Previously, Silk was “a projects partner in the banking department and head of the U.S. China group in the New York office of the global law practice of Allen & Overy LLP, where he concentrated on project finance and direct investment matters in the energy and infrastructure sectors,” according to his LinkedIn profile.

“He advised on many of China’s landmark project financings in a number of sectors and on China’s largest investment in Colombia, which was in the energy sector, as well as on major wind, solar, gas, coal and nuclear-power project acquisitions and financings in the U.S., Asia, Latin America, Caribbean and Africa.”

In his opening statement during his nomination hearing in November, Silk gave a shout-out to “my amazing wife Yocheved Rivka,” who “serves our community as a physician’s assistant in a family practice in Brooklyn [N.Y.] while looking after our eight children and doting on our three grandchildren.”

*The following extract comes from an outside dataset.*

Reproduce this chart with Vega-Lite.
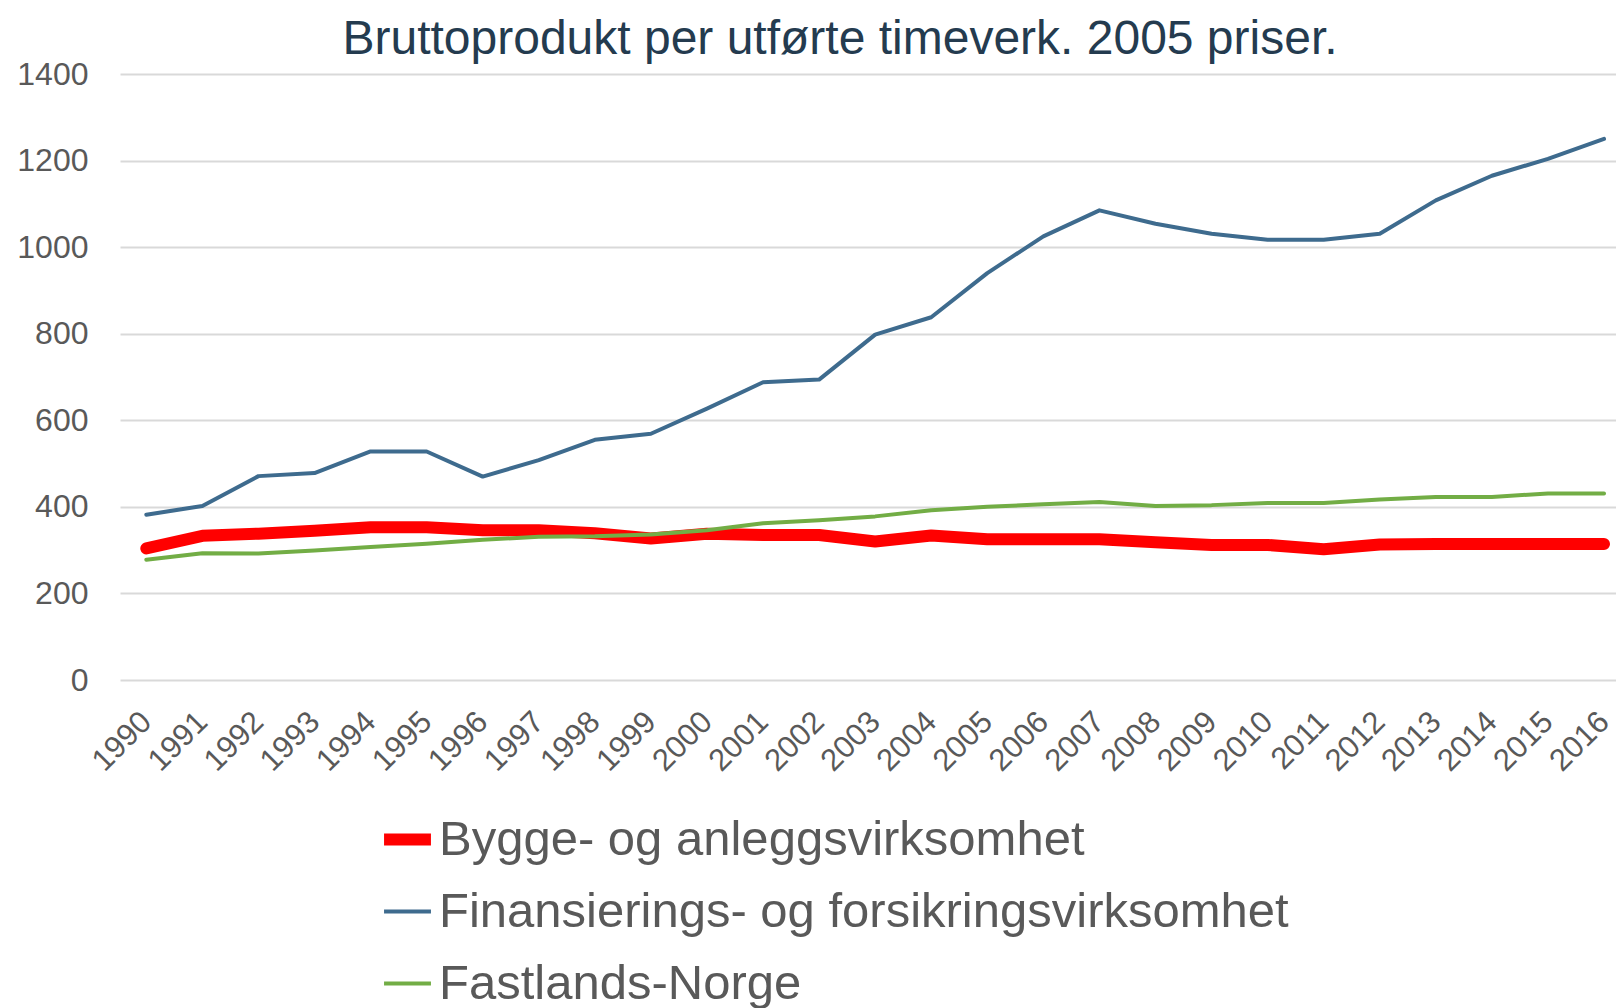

“My grandparents immigrated to this country from hardship and persecution in Eastern Europe. Their life experiences were chilling,” he said. “My maternal grandfather, the guiding light of my life, grew up in abject poverty, witnessed Cossacks brutally murder his family members and struggled to cope with the extermination of his family in the Holocaust.”

“For my family, this country represented freedom, security and immense opportunity,” he continued. “They worked hard as tradesmen and laborers.”

Senate Banking Committee chairman Sen. Mike Crapo (R-Idaho) called Silk “a key voice on trade negotiations, energy and infrastructure finance, export credit and financial services.”